TASK TO CARRY OUT:
Extract every line of the material that holds the string "matplotlib".

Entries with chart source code
--------

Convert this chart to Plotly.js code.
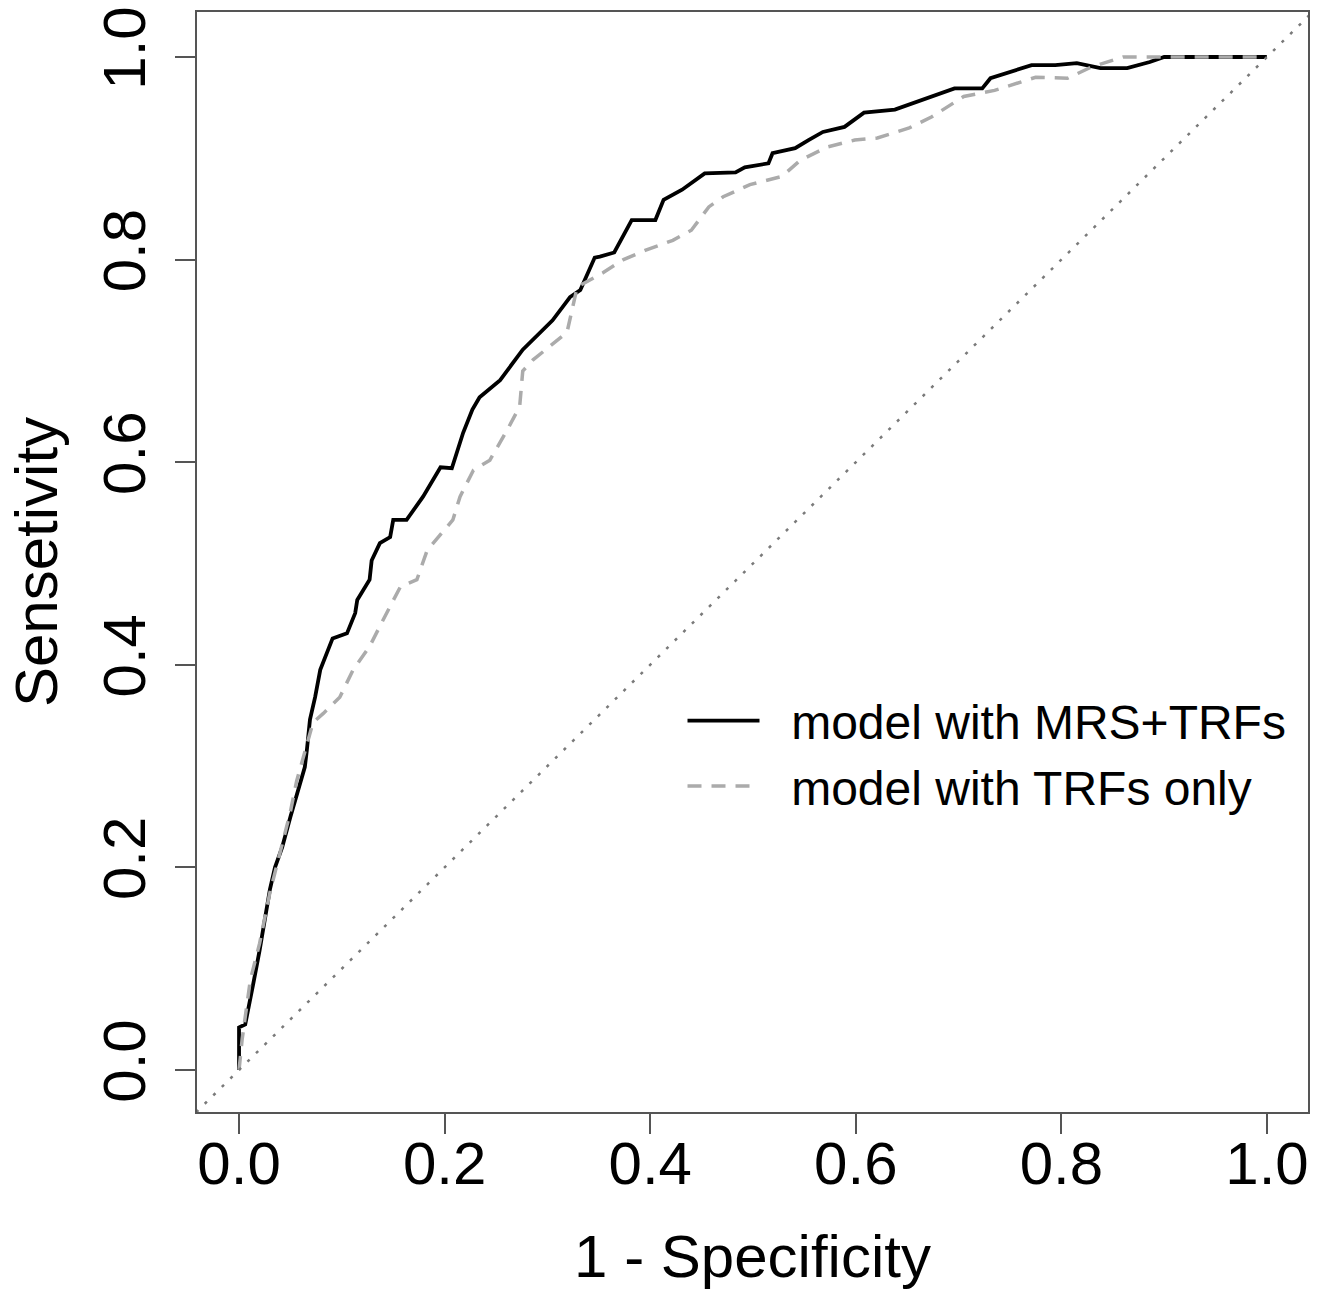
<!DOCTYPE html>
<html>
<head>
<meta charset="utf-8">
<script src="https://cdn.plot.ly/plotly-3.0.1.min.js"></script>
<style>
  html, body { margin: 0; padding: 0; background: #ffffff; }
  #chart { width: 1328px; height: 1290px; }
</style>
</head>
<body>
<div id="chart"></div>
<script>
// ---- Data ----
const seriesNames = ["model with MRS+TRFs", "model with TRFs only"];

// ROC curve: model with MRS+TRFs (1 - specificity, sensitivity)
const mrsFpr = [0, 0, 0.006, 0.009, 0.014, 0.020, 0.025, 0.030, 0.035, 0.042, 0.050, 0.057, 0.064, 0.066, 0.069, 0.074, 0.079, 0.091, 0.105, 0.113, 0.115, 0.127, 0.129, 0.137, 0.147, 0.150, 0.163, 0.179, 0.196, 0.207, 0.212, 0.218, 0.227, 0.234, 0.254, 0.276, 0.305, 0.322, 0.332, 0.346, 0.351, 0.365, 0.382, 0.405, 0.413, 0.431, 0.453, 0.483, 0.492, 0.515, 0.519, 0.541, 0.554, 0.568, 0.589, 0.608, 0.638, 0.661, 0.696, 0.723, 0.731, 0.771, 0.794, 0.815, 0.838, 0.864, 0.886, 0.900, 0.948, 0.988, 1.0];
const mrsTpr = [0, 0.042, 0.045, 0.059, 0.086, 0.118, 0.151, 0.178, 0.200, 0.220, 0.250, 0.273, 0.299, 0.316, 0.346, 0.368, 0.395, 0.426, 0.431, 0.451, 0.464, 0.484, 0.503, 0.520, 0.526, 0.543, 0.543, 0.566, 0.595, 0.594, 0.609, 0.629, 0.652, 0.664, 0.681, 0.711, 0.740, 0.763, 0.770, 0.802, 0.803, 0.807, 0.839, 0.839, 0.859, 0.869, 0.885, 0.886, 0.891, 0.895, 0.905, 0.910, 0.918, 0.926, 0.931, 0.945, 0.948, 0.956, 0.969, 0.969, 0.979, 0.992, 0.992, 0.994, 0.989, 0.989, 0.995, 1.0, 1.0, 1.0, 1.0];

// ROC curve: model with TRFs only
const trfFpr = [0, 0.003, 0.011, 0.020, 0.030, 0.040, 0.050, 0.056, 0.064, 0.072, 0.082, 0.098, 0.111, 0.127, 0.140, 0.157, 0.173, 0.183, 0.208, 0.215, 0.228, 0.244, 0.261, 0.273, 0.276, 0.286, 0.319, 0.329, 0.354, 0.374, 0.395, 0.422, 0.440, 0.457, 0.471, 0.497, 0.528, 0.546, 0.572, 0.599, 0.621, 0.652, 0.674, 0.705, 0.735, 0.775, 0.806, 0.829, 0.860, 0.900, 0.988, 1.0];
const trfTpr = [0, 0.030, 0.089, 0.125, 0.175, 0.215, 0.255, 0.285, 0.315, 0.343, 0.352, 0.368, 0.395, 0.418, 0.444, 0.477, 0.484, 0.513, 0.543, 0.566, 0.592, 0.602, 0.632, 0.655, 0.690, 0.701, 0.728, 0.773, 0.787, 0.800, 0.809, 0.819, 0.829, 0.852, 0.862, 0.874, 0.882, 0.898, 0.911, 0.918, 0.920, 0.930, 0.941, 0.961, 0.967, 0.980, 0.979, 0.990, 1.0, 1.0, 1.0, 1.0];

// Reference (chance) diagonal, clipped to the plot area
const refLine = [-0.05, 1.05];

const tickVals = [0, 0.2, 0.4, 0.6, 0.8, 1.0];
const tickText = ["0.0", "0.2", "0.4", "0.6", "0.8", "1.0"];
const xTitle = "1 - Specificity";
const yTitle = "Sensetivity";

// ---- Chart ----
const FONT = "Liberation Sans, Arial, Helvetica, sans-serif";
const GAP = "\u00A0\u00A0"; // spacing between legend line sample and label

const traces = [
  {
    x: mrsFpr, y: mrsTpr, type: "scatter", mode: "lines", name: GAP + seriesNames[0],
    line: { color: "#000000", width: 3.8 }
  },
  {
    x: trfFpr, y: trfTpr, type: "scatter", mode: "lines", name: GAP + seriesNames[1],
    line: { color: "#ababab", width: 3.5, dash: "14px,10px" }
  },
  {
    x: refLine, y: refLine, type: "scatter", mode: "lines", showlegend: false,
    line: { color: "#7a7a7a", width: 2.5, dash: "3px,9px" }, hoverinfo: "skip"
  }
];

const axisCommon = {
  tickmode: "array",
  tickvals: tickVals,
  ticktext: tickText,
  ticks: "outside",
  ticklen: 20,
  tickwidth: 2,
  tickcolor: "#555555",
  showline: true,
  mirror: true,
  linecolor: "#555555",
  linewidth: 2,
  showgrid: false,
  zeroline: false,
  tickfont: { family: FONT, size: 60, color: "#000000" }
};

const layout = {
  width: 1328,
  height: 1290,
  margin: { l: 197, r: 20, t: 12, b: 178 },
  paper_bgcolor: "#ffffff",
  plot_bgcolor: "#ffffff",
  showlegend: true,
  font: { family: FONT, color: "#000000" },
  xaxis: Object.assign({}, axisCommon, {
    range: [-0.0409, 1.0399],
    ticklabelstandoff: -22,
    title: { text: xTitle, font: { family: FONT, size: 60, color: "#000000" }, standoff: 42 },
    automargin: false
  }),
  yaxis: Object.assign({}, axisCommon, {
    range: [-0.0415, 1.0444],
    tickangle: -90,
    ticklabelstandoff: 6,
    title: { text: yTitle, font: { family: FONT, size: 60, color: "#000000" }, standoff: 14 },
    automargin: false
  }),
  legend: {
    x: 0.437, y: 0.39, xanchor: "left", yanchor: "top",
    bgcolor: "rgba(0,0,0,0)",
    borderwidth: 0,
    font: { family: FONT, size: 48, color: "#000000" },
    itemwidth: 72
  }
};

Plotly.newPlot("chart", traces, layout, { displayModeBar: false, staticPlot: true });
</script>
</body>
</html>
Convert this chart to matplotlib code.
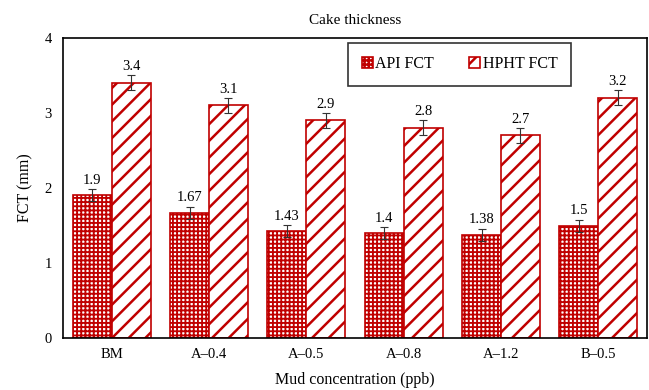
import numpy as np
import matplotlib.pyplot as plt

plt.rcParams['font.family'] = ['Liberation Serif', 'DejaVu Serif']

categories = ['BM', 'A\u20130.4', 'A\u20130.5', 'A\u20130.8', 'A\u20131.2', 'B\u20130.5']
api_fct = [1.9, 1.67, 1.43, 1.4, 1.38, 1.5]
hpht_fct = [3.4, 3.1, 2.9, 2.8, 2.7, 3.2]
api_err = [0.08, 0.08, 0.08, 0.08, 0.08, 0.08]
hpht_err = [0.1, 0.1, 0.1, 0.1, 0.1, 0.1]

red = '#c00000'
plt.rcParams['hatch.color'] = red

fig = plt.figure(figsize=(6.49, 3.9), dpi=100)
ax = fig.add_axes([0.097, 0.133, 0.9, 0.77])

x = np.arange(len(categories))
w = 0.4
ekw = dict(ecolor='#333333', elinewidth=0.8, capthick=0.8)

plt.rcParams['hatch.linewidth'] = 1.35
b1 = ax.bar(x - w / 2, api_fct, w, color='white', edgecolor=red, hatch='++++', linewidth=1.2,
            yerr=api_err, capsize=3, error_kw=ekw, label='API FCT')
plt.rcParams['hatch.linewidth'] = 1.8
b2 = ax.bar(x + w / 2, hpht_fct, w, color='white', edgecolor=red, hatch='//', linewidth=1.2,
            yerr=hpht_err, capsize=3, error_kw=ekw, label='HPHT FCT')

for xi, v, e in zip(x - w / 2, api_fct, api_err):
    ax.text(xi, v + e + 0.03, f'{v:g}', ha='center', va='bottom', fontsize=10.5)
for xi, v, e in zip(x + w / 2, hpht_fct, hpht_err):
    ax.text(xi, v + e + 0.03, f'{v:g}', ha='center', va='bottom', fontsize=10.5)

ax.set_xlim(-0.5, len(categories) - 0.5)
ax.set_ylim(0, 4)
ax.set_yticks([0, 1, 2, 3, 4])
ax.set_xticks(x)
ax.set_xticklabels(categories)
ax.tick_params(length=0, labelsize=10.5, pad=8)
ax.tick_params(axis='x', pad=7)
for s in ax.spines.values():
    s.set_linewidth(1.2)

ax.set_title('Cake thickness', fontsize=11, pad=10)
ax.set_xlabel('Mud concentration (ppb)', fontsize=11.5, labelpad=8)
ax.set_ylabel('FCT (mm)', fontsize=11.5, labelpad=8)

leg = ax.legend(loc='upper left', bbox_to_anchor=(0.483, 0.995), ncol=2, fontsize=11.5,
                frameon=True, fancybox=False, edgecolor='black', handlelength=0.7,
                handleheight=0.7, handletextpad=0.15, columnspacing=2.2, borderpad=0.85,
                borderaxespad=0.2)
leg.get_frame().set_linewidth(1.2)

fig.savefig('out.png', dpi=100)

--------

SOLUTION TO THIS EXERCISE:
Convert this chart to matplotlib code.
import matplotlib.pyplot as plt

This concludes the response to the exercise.